Quote the data exactly, first line to the line containing "900, 950, 1000]", with no pictures.

### [Raw data]
--- BEGIN ---

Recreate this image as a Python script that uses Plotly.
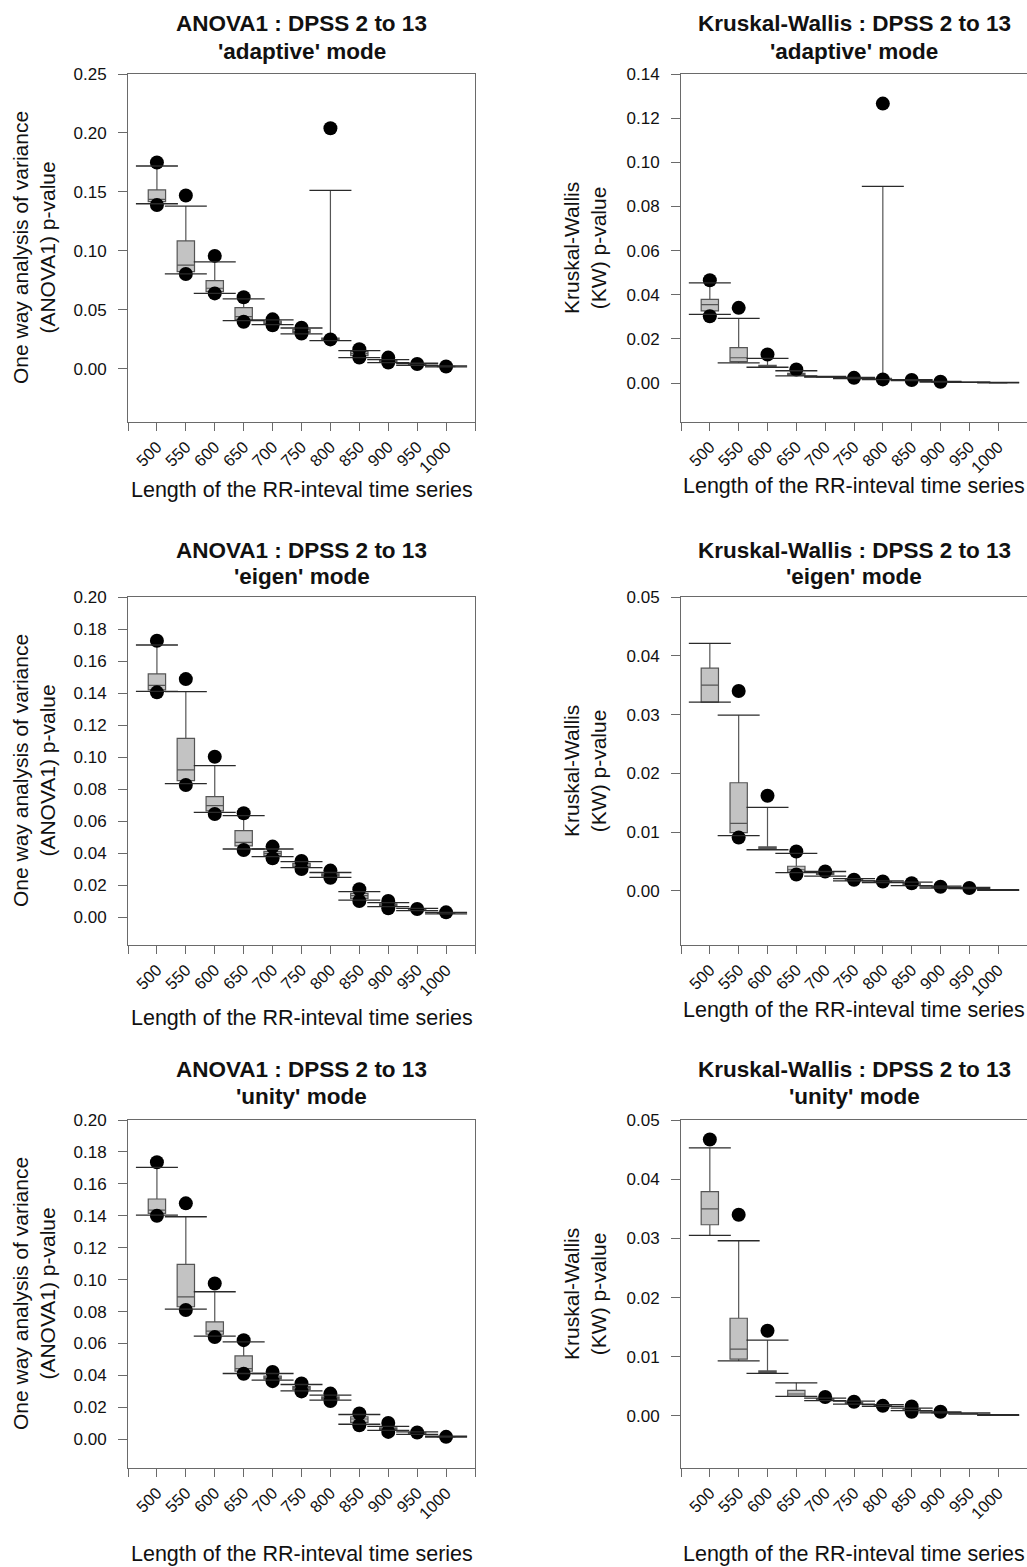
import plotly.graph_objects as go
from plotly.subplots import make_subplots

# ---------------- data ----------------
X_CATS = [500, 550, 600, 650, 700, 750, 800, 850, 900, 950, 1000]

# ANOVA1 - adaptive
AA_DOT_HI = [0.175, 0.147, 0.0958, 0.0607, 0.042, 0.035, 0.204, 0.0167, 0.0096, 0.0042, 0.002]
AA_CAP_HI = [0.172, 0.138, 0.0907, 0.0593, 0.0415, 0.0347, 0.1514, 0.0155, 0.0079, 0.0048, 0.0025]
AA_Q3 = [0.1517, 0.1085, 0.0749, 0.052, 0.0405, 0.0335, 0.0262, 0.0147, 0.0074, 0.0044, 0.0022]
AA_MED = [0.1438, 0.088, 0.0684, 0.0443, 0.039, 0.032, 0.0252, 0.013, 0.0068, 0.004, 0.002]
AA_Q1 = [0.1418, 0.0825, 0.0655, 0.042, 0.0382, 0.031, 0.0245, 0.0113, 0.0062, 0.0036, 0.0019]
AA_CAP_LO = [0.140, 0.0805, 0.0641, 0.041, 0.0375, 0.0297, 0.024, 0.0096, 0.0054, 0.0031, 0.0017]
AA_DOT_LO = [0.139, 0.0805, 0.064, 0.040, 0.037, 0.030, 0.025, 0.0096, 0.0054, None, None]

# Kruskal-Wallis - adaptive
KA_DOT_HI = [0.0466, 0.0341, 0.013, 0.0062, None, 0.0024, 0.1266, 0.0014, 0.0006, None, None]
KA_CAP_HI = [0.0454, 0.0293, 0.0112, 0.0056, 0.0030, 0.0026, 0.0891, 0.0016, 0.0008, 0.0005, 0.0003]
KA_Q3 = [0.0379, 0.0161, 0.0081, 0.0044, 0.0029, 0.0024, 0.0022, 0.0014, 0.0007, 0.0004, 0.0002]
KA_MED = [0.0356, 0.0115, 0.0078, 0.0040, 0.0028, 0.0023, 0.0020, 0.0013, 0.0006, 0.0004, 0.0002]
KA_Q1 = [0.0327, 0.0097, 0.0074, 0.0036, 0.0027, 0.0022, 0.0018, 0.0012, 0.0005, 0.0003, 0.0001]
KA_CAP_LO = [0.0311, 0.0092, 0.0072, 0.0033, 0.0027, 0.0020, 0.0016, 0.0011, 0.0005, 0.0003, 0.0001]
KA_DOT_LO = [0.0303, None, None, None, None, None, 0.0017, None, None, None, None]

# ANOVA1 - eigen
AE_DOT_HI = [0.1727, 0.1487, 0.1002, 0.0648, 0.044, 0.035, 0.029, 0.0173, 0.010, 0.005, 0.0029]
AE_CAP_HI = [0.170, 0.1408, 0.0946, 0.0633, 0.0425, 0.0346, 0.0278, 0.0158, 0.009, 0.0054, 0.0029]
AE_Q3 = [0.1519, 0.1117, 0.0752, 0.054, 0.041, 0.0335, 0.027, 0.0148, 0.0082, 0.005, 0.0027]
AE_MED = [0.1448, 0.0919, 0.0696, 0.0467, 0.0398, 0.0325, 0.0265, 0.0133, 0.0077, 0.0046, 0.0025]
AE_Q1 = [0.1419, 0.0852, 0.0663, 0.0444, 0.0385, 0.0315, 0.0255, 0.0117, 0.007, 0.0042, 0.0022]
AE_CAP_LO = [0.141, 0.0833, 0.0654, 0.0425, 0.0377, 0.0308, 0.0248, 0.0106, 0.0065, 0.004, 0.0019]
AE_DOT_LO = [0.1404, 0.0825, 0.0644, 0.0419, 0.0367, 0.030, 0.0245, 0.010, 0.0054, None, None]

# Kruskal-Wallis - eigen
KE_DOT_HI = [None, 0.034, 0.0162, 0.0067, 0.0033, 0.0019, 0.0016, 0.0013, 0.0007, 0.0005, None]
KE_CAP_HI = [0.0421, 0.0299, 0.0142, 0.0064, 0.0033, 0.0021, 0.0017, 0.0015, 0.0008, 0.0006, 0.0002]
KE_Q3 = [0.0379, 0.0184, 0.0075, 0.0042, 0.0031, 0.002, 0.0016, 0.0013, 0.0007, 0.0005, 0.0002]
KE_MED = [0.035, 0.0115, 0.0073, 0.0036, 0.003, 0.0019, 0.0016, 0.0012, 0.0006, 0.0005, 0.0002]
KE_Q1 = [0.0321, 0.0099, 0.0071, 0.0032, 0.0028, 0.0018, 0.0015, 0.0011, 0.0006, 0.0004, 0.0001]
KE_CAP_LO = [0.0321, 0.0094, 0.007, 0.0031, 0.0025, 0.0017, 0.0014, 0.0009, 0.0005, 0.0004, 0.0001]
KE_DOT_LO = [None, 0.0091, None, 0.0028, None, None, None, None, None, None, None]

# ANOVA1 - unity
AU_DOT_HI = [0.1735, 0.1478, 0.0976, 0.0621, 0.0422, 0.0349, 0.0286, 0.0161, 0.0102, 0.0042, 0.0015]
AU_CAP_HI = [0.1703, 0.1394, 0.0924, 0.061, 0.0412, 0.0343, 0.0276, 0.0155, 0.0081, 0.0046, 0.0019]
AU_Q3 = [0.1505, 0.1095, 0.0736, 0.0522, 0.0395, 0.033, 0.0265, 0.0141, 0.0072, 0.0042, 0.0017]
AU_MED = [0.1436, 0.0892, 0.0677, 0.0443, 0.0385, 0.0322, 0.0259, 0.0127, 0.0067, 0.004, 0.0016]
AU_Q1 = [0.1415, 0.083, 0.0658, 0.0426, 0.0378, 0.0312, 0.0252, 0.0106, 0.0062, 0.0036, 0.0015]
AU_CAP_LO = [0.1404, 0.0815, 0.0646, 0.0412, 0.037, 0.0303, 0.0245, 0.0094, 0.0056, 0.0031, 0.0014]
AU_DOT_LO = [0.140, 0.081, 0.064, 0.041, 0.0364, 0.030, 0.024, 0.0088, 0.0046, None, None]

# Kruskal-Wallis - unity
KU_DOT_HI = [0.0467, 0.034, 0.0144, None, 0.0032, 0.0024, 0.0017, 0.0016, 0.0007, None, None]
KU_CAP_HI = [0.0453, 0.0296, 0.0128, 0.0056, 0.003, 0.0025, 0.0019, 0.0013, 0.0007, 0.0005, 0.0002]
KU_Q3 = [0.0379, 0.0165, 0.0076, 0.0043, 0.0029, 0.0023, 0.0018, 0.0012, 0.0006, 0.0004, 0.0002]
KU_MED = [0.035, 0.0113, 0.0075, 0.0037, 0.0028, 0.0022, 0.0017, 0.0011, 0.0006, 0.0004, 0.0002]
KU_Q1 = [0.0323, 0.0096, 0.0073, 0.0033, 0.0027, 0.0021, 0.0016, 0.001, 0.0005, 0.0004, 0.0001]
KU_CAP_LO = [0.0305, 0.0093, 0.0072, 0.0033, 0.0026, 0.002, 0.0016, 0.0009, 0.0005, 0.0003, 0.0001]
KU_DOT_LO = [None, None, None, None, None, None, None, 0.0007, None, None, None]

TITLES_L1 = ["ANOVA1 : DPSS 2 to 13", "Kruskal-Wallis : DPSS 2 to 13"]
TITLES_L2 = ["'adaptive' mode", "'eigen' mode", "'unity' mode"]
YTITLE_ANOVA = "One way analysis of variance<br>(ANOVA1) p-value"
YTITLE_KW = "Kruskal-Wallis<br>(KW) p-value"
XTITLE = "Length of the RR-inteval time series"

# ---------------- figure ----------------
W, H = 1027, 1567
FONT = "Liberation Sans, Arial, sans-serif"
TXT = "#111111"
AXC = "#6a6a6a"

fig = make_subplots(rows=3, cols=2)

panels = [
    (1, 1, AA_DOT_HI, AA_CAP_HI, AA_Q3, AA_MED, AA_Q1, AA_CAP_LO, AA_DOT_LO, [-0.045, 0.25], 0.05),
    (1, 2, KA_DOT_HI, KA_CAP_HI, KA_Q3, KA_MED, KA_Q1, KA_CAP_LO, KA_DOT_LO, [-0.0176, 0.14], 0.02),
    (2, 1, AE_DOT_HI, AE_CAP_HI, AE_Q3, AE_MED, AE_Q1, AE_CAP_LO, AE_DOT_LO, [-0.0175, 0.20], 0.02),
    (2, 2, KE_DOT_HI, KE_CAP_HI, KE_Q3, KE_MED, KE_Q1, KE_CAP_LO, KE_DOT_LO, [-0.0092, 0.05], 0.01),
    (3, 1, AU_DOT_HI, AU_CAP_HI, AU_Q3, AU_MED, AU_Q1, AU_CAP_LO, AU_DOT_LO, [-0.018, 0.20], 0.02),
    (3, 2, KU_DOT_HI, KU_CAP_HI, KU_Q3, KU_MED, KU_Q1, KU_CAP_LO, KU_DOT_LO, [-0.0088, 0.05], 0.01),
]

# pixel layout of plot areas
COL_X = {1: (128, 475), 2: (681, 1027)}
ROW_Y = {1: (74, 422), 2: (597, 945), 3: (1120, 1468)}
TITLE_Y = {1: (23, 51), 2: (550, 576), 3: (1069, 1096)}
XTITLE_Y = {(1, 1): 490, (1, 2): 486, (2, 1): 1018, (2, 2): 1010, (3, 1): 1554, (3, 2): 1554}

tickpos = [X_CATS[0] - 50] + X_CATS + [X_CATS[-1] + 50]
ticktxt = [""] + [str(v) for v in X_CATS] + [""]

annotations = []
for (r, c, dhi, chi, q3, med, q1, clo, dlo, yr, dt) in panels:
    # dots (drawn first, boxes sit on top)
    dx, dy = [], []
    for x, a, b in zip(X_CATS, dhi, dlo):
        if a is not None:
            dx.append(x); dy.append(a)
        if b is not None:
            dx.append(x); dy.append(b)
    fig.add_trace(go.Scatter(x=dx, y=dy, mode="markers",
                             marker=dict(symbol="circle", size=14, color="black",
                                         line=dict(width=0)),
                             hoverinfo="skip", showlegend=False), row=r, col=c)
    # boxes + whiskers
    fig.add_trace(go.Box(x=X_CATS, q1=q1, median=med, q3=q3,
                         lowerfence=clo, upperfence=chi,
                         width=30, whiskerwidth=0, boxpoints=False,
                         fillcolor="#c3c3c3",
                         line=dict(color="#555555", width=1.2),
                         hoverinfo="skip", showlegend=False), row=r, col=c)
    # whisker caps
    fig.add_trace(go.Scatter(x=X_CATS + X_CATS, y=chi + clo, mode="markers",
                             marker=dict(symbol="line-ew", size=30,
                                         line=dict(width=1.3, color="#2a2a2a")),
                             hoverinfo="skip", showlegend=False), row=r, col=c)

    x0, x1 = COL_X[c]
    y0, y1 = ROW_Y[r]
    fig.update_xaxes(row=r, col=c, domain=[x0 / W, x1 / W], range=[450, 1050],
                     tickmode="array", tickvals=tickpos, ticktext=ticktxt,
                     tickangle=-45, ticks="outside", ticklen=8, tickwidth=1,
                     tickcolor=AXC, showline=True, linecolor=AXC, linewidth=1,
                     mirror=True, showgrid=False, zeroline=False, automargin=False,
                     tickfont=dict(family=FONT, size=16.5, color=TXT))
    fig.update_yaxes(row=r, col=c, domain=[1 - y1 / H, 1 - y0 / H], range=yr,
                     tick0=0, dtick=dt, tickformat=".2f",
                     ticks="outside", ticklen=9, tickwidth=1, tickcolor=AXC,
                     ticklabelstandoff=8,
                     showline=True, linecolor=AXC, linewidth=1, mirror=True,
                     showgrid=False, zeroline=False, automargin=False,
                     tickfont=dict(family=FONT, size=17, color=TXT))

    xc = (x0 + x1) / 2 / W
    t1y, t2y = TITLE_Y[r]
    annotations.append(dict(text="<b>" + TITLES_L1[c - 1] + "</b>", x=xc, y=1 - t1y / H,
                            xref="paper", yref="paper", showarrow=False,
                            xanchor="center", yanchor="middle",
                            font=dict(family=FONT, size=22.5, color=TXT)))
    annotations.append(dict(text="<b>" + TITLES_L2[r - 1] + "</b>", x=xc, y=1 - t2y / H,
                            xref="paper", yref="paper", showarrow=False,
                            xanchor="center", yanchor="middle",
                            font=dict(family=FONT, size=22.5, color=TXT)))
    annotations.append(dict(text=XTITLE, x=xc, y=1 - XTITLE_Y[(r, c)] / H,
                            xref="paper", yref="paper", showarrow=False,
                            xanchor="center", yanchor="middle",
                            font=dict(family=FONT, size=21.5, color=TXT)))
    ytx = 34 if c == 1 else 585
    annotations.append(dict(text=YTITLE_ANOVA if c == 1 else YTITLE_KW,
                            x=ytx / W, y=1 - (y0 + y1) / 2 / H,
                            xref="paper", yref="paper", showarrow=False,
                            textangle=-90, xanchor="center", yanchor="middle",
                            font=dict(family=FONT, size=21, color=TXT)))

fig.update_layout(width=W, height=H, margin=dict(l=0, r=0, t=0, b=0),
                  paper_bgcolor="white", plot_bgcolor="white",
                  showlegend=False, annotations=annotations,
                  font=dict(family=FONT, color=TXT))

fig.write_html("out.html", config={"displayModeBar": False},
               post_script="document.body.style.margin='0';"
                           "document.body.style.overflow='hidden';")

--- END ---

### [Finished task]
Recreate this image as a Python script that uses Plotly.
import plotly.graph_objects as go
from plotly.subplots import make_subplots

# ---------------- data ----------------
X_CATS = [500, 550, 600, 650, 700, 750, 800, 850, 900, 950, 1000]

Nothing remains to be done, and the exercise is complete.